Palestinian police patrol in the West Bank town of Azariyeh, April 13, 2015. (photo credit: AP/Nasser Shiyoukhi)
Palestinian police patrol in the West Bank town of Azariyeh, April 13, 2015. (photo credit: AP/Nasser Shiyoukhi)

The Palestinian Authority made a formal request to join Interpol, the worldwide crime-busting organization, in the latest of a series of measures designed to boost Ramallah’s international statehood effort.

Palestinian Authority Prime Minister Rami Hamdallah signed the request as he also fills the position of interior minister, according to Palestinian media.

In applying to join Interpol, of which Israel is also a member, the Palestinians pledged to maintain international law and all the regulations of Interpol, according to a statement carried by Ramallah’s official publishing arm Wafa Monday night.

According to Wafa, the PA plans on using membership in Interpol to gain extradition orders so that it can collar Palestinians wanted around the world on suspicion of internal Palestinian crimes such as corruption.
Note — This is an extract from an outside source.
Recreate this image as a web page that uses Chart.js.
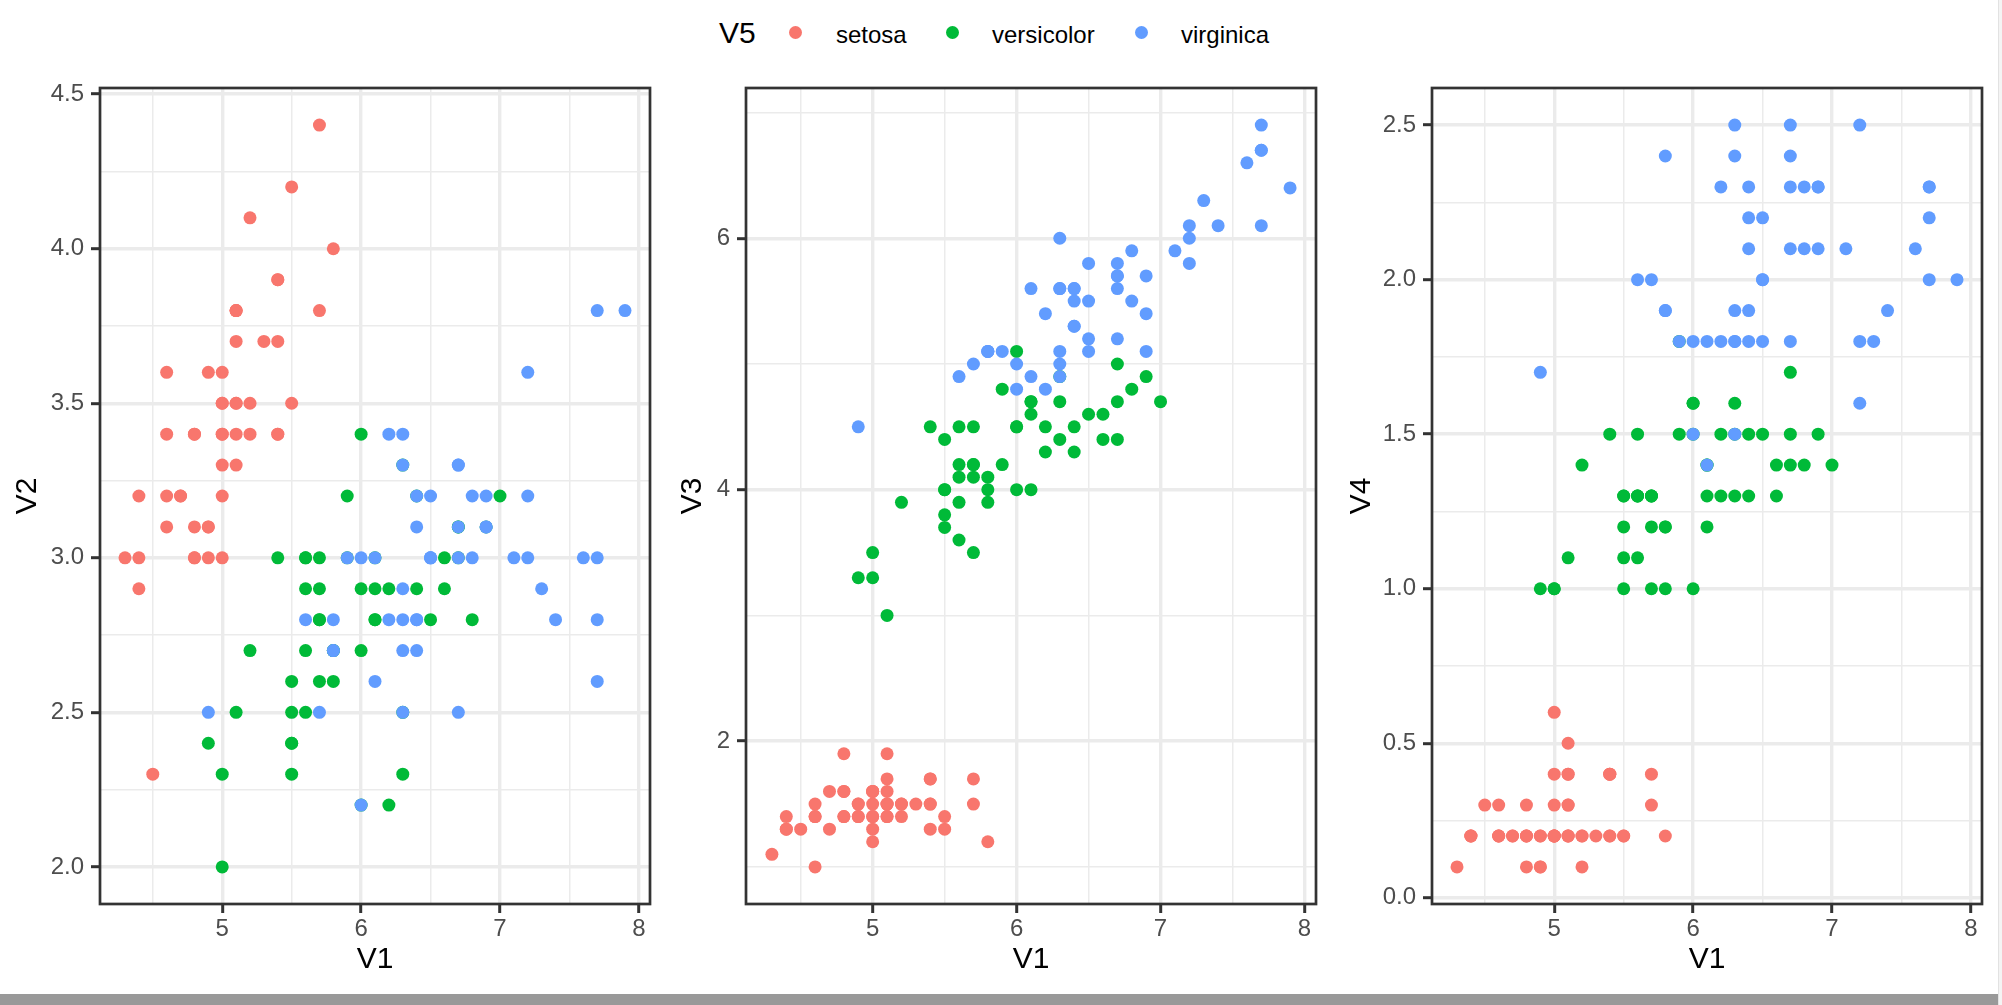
<!DOCTYPE html>
<html><head><meta charset="utf-8">
<script src="https://cdn.jsdelivr.net/npm/chart.js@4.4.1/dist/chart.umd.min.js"></script>
<style>
html,body{margin:0;padding:0;width:2002px;height:1005px;overflow:hidden;background:#fff;font-family:'Liberation Sans',Arial,sans-serif;}
canvas{position:absolute;top:0;}
.lg{position:absolute;line-height:1;white-space:nowrap;color:#000;}
.dot{position:absolute;width:13px;height:13px;border-radius:50%;}
#bar{position:absolute;left:0;top:994px;width:1998px;height:11px;background:#999999;}
#side{position:absolute;left:1998px;top:0;width:4px;height:1005px;background:#f4f4f4;border-left:1px solid #e2e2e2;box-sizing:border-box;}
</style></head><body>
<div class="lg" style="left:719px;top:18px;font-size:30px;">V5</div>
<div class="dot" style="left:789px;top:26px;background:#F8766D;"></div>
<div class="lg" style="left:836px;top:23px;font-size:24px;">setosa</div>
<div class="dot" style="left:946px;top:26px;background:#00BA38;"></div>
<div class="lg" style="left:992px;top:23px;font-size:24px;">versicolor</div>
<div class="dot" style="left:1135px;top:26px;background:#619CFF;"></div>
<div class="lg" style="left:1181px;top:23px;font-size:24px;">virginica</div>
<canvas id="c1" width="680" height="994" style="left:0px"></canvas>
<canvas id="c2" width="680" height="994" style="left:665px"></canvas>
<canvas id="c3" width="664" height="994" style="left:1334px"></canvas>
<div id="bar"></div><div id="side"></div>
<script>
// ---- data (iris) ----
const species = ['setosa','versicolor','virginica'];
const colors = ['#F8766D','#00BA38','#619CFF'];

const setosaV1 = [5.1,4.9,4.7,4.6,5.0,5.4,4.6,5.0,4.4,4.9,5.4,4.8,4.8,4.3,5.8,5.7,5.4,5.1,5.7,5.1,5.4,5.1,4.6,5.1,4.8,5.0,5.0,5.2,5.2,4.7,4.8,5.4,5.2,5.5,4.9,5.0,5.5,4.9,4.4,5.1,5.0,4.5,4.4,5.0,5.1,4.8,5.1,4.6,5.3,5.0];
const setosaV2 = [3.5,3.0,3.2,3.1,3.6,3.9,3.4,3.4,2.9,3.1,3.7,3.4,3.0,3.0,4.0,4.4,3.9,3.5,3.8,3.8,3.4,3.7,3.6,3.3,3.4,3.0,3.4,3.5,3.4,3.2,3.1,3.4,4.1,4.2,3.1,3.2,3.5,3.6,3.0,3.4,3.5,2.3,3.2,3.5,3.8,3.0,3.8,3.2,3.7,3.3];
const setosaV3 = [1.4,1.4,1.3,1.5,1.4,1.7,1.4,1.5,1.4,1.5,1.5,1.6,1.4,1.1,1.2,1.5,1.3,1.4,1.7,1.5,1.7,1.5,1.0,1.7,1.9,1.6,1.6,1.5,1.4,1.6,1.6,1.5,1.5,1.4,1.5,1.2,1.3,1.4,1.3,1.5,1.3,1.3,1.3,1.6,1.9,1.4,1.6,1.4,1.5,1.4];
const setosaV4 = [0.2,0.2,0.2,0.2,0.2,0.4,0.3,0.2,0.2,0.1,0.2,0.2,0.1,0.1,0.2,0.4,0.4,0.3,0.3,0.3,0.2,0.4,0.2,0.5,0.2,0.2,0.4,0.2,0.2,0.2,0.2,0.4,0.1,0.2,0.2,0.2,0.2,0.1,0.2,0.2,0.3,0.3,0.2,0.6,0.4,0.3,0.2,0.2,0.2,0.2];

const versicolorV1 = [7.0,6.4,6.9,5.5,6.5,5.7,6.3,4.9,6.6,5.2,5.0,5.9,6.0,6.1,5.6,6.7,5.6,5.8,6.2,5.6,5.9,6.1,6.3,6.1,6.4,6.6,6.8,6.7,6.0,5.7,5.5,5.5,5.8,6.0,5.4,6.0,6.7,6.3,5.6,5.5,5.5,6.1,5.8,5.0,5.6,5.7,5.7,6.2,5.1,5.7];
const versicolorV2 = [3.2,3.2,3.1,2.3,2.8,2.8,3.3,2.4,2.9,2.7,2.0,3.0,2.2,2.9,2.9,3.1,3.0,2.7,2.2,2.5,3.2,2.8,2.5,2.8,2.9,3.0,2.8,3.0,2.9,2.6,2.4,2.4,2.7,2.7,3.0,3.4,3.1,2.3,3.0,2.5,2.6,3.0,2.6,2.3,2.7,3.0,2.9,2.9,2.5,2.8];
const versicolorV3 = [4.7,4.5,4.9,4.0,4.6,4.5,4.7,3.3,4.6,3.9,3.5,4.2,4.0,4.7,3.6,4.4,4.5,4.1,4.5,3.9,4.8,4.0,4.9,4.7,4.3,4.4,4.8,5.0,4.5,3.5,3.8,3.7,3.9,5.1,4.5,4.5,4.7,4.4,4.1,4.0,4.4,4.6,4.0,3.3,4.2,4.2,4.2,4.3,3.0,4.1];
const versicolorV4 = [1.4,1.5,1.5,1.3,1.5,1.3,1.6,1.0,1.3,1.4,1.0,1.5,1.0,1.4,1.3,1.4,1.5,1.0,1.5,1.1,1.8,1.3,1.5,1.2,1.3,1.4,1.4,1.7,1.5,1.0,1.1,1.0,1.2,1.6,1.5,1.6,1.5,1.3,1.3,1.3,1.2,1.4,1.2,1.0,1.3,1.2,1.3,1.3,1.1,1.3];

const virginicaV1 = [6.3,5.8,7.1,6.3,6.5,7.6,4.9,7.3,6.7,7.2,6.5,6.4,6.8,5.7,5.8,6.4,6.5,7.7,7.7,6.0,6.9,5.6,7.7,6.3,6.7,7.2,6.2,6.1,6.4,7.2,7.4,7.9,6.4,6.3,6.1,7.7,6.3,6.4,6.0,6.9,6.7,6.9,5.8,6.8,6.7,6.7,6.3,6.5,6.2,5.9];
const virginicaV2 = [3.3,2.7,3.0,2.9,3.0,3.0,2.5,2.9,2.5,3.6,3.2,2.7,3.0,2.5,2.8,3.2,3.0,3.8,2.6,2.2,3.2,2.8,2.8,2.7,3.3,3.2,2.8,3.0,2.8,3.0,2.8,3.8,2.8,2.8,2.6,3.0,3.4,3.1,3.0,3.1,3.1,3.1,2.7,3.2,3.3,3.0,2.5,3.0,3.4,3.0];
const virginicaV3 = [6.0,5.1,5.9,5.6,5.8,6.6,4.5,6.3,5.8,6.1,5.1,5.3,5.5,5.0,5.1,5.3,5.5,6.7,6.9,5.0,5.7,4.9,6.7,4.9,5.7,6.0,4.8,4.9,5.6,5.8,6.1,6.4,5.6,5.1,5.6,6.1,5.6,5.5,4.8,5.4,5.6,5.1,5.1,5.9,5.7,5.2,5.0,5.2,5.4,5.1];
const virginicaV4 = [2.5,1.9,2.1,1.8,2.2,2.1,1.7,1.8,1.8,2.5,2.0,1.9,2.1,2.0,2.4,2.3,1.8,2.2,2.3,1.5,2.3,2.0,2.0,1.8,2.1,1.8,1.8,1.8,2.1,1.6,1.9,2.0,2.2,1.5,1.4,2.3,2.4,1.8,1.8,2.1,2.4,2.3,1.9,2.3,2.5,2.3,1.9,2.0,2.3,1.8];

// ---- tick labels ----
const xMajor = [5,6,7,8];
const xLabels = ['5','6','7','8'];
const xMinor = [4.5,5.5,6.5,7.5];
const y2Major = [2.0,2.5,3.0,3.5,4.0,4.5];
const y2Labels = ['2.0','2.5','3.0','3.5','4.0','4.5'];
const y2Minor = [2.25,2.75,3.25,3.75,4.25];
const y3Major = [2,4,6];
const y3Labels = ['2','4','6'];
const y3Minor = [1,3,5,7];
const y4Major = [0.0,0.5,1.0,1.5,2.0,2.5];
const y4Labels = ['0.0','0.5','1.0','1.5','2.0','2.5'];
const y4Minor = [0.25,0.75,1.25,1.75,2.25];

const V1 = [setosaV1, versicolorV1, virginicaV1];
const V2 = [setosaV2, versicolorV2, virginicaV2];
const V3 = [setosaV3, versicolorV3, virginicaV3];
const V4 = [setosaV4, versicolorV4, virginicaV4];

const FONT = "'Liberation Sans', Arial, sans-serif";

function expanded(groups){
  const all = [].concat(...groups);
  const mn = Math.min(...all), mx = Math.max(...all), r = mx - mn;
  return [mn - 0.05*r, mx + 0.05*r];
}

function axis(groups, major, labels, minor, isX, title, fixedSize){
  const [mn, mx] = expanded(groups);
  return {
    type:'linear', position: isX ? 'bottom' : 'left', min: mn, max: mx,
    afterBuildTicks: s => { s.ticks = major.concat(minor).sort((a,b)=>a-b).map(v=>({value:v})); },
    afterFit: s => { if (isX) s.height = fixedSize; else s.width = fixedSize; },
    ticks: {
      autoSkip:false, maxRotation:0, minRotation:0, color:'#4D4D4D',
      font:{family:FONT, size:24}, padding: isX ? 2 : 7,
      callback: v => { const i = major.indexOf(v); return i >= 0 ? labels[i] : ''; }
    },
    grid: {
      color:'#EBEBEB',
      lineWidth: c => (c.tick && major.includes(c.tick.value)) ? 3.4 : 1.5,
      drawTicks:true, tickLength:9, tickWidth:3,
      tickColor: c => (c.tick && major.includes(c.tick.value)) ? '#333333' : 'rgba(0,0,0,0)'
    },
    border: {display:false},
    title: {display:true, text:title, color:'#000', font:{family:FONT, size:30},
      padding: isX ? {top:0, bottom:6} : {top:10, bottom:0}}
  };
}

const borderPlugin = {
  id:'panelBorder',
  afterDatasetsDraw(chart){
    const {ctx, chartArea:a} = chart;
    ctx.save(); ctx.strokeStyle='#333333'; ctx.lineWidth=2.7;
    ctx.strokeRect(a.left, a.top, a.right-a.left, a.bottom-a.top);
    ctx.restore();
  }
};

function panel(id, Y, yMajor, yLabels, yMinor, yTitle, yWidth, rightPad){
  const datasets = species.map((sp, k) => ({
    label: sp,
    data: V1[k].map((x, i) => ({x: x, y: Y[k][i]})),
    backgroundColor: colors[k], borderWidth: 0, pointRadius: 6.5,
    order: 2 - k
  }));
  new Chart(document.getElementById(id), {
    type:'scatter',
    data:{datasets},
    options:{
      responsive:false, animation:false, devicePixelRatio:1, events:[],
      layout:{padding:{left:0, right:rightPad, top:88, bottom:10}},
      plugins:{legend:{display:false}, tooltip:{enabled:false}},
      scales:{
        x: axis(V1, xMajor, xLabels, xMinor, true, 'V1', 80),
        y: axis(Y, yMajor, yLabels, yMinor, false, yTitle, yWidth)
      }
    },
    plugins:[borderPlugin]
  });
}

panel('c1', V2, y2Major, y2Labels, y2Minor, 'V2', 100, 30);
panel('c2', V3, y3Major, y3Labels, y3Minor, 'V3', 81, 29);
panel('c3', V4, y4Major, y4Labels, y4Minor, 'V4', 98, 16);
</script>
</body></html>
Ramallah previously applied to join Interpol in 2011, but was only granted observer status because it does not have control of its borders, according to Bethlehem-based news outlet Ma’an.

Palestinian interior ministry official Ahmed al-Rabie said in January that the PA would apply to join sometime in 2015, seeking the ability to fight international crimes, terrorism, money laundering, corruption, arms trade and human trafficking, according to Ma’an.
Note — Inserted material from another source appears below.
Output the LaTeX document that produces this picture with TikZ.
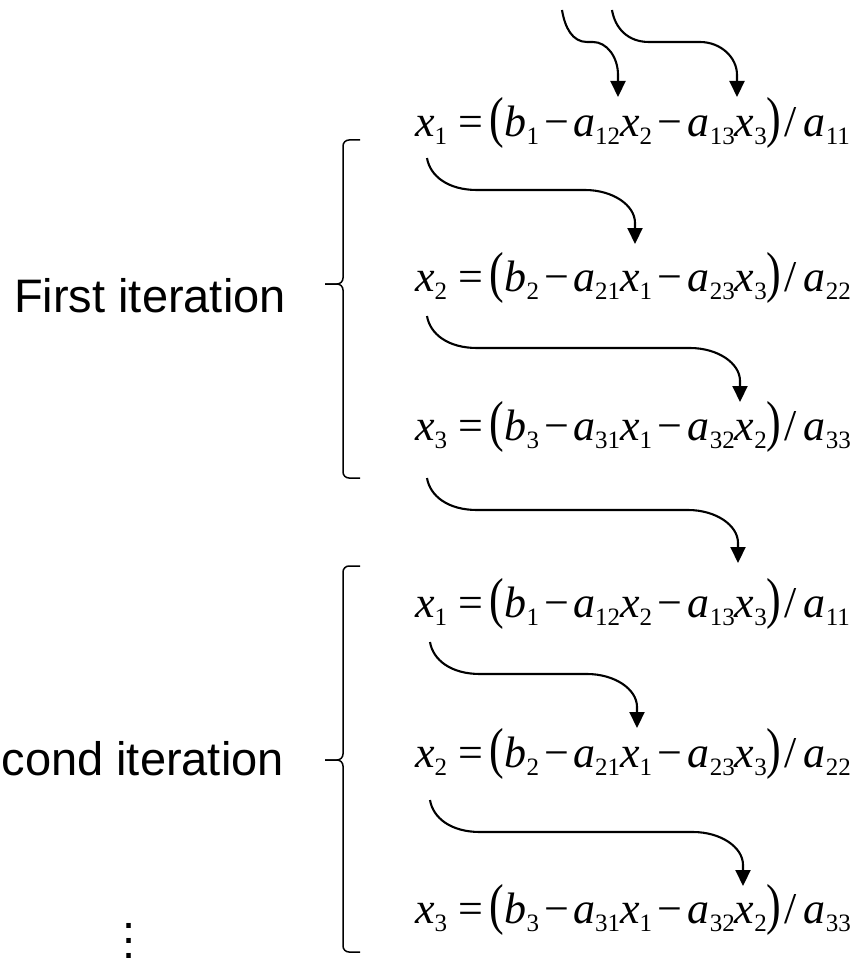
\documentclass[tikz,border=0pt]{standalone}
\usepackage{fontspec}
\setmainfont{Liberation Serif}
\newfontfamily\sansf{Liberation Sans}
\usetikzlibrary{arrows.meta,calc}
\newcommand\sv[2]{\textit{#1}\raisebox{-8pt}{\fontsize{25}{25}\selectfont #2}}%
\newcommand\lpar{\scalebox{1}[1.28]{(}}%
\newcommand\rpar{\scalebox{1}[1.28]{)}}%
\newcommand\eqrow[3]{\sv{x}{#1}\hspace{11pt}=\hspace{6pt}\lpar\hspace{1pt}\sv{b}{#1}\hspace{5pt}−\hspace{4pt}\sv{a}{#1#2}\sv{x}{#2}\hspace{5pt}−\hspace{6pt}\sv{a}{#1#3}\sv{x}{#3}\rpar\hspace{3pt}/\hspace{7pt}\sv{a}{#1#1}}%
\newcommand\flow[3]{\draw[conn] (#2) .. controls ($(#2)+(3,18)$) and ($(#2)+(0.42*#1,32)$) .. ($(#2)+(#1,32)$) -- ($(#3 |- #2)+(-#1,32)$) .. controls ($(#3 |- #2)+(-0.45*#1,32)$) and ($(#3 |- #2)+(0,47)$) .. ($(#3 |- #2)+(0,65)$) -- (#3);}
\begin{document}
\begin{tikzpicture}[x=1pt,y=-1pt,
  eq/.style={anchor=base west,inner sep=0pt,font=\fontsize{44}{50}\selectfont},
  lab/.style={anchor=base east,inner sep=0pt,font=\sansf\fontsize{47}{56}\selectfont},
  dotn/.style={anchor=south,inner sep=0pt,align=center,font=\sansf\fontsize{47}{15}\selectfont},
  conn/.style={line width=2.1pt,-{Triangle[length=16pt,width=15pt]}},
  bracestyle/.style={line width=1.5pt,rounded corners=6pt}]
\useasboundingbox (0,0) rectangle (860,960);
\clip (0,0) rectangle (860,960);
\fill[white] (0,0) rectangle (860,960);
% equations
\node[eq] (e1) at (415,137) {\eqrow{1}{2}{3}};
\node[eq] (e2) at (415,291) {\eqrow{2}{1}{3}};
\node[eq] (e3) at (415,440) {\eqrow{3}{1}{2}};
\node[eq] (e4) at (415,617) {\eqrow{1}{2}{3}};
\node[eq] (e5) at (415,767) {\eqrow{2}{1}{3}};
\node[eq] (e6) at (415,923) {\eqrow{3}{1}{2}};
% labels
\node[lab] (l1) at (286,312) {First iteration};
\node[lab] (l2) at (284,775) {Second iteration};
\node[dotn] (dots) at (129,959) {.\\.\\.};
% braces
\draw[bracestyle] (360,140) -| (343,284) -- (325,284);
\draw[bracestyle] (325,284) -| (343,478) -- (360,478);
\draw[bracestyle] (360,566) -| (343,760) -- (325,760);
\draw[bracestyle] (325,760) -| (343,952) -- (360,952);
% connector end points
\coordinate (sA) at (562,10);  \coordinate (tA) at (618,97);
\coordinate (sB) at (612,10);  \coordinate (tB) at (737,97);
\coordinate (s1) at (427,158); \coordinate (t1) at (635,244);
\coordinate (s2) at (427,316); \coordinate (t2) at (740,402);
\coordinate (s3) at (427,478); \coordinate (t3) at (738,563);
\coordinate (s4) at (430,642); \coordinate (t4) at (637,728);
\coordinate (s5) at (430,800); \coordinate (t5) at (743,886);
\flow{25}{sA}{tA}
\flow{37}{sB}{tB}
\flow{50}{s1}{t1}
\flow{50}{s2}{t2}
\flow{50}{s3}{t3}
\flow{50}{s4}{t4}
\flow{50}{s5}{t5}
\end{tikzpicture}
\end{document}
After nine months of US-sponsored peace talks between Israel and the Palestinians fell apart in April 2014, the PA embraced a policy of seeking membership in international organizations and bodies including, among others, the International Criminal Court, of which it became a member of in April.

Israel opposes these unilateral moves toward gaining international recognition of a Palestinian state.

Earlier Monday, PA Foreign Minister Riyad al-Maliki reported Friday’s deadly Duma firebombing attack, apparently carried out by Jewish settlers, to the ICC.

The Palestinian report addressed attacks on Palestinians by Jewish settlers in general, as well as Friday’s attack on the Dawabsha family, in which an 18-month-old toddler was killed.

PLO official Hanan Ashrawi told The Times of Israel that the document, which relied on reports by human rights groups on settler violence, represents a “new format.”

Al-Maliki also met with ICC prosecutor Fatou Bensouda for over an hour, and described the meeting as the most productive to date, according to Ma’an.

Ashrawai said the meeting was scheduled after the fatal firebombing.

Jordan and the Palestinian Authority have also agreed to draft a joint appeal to the UN Security Council demanding “international protection for the Palestinian people and an end to the Israeli occupation” in response to the Duma attack.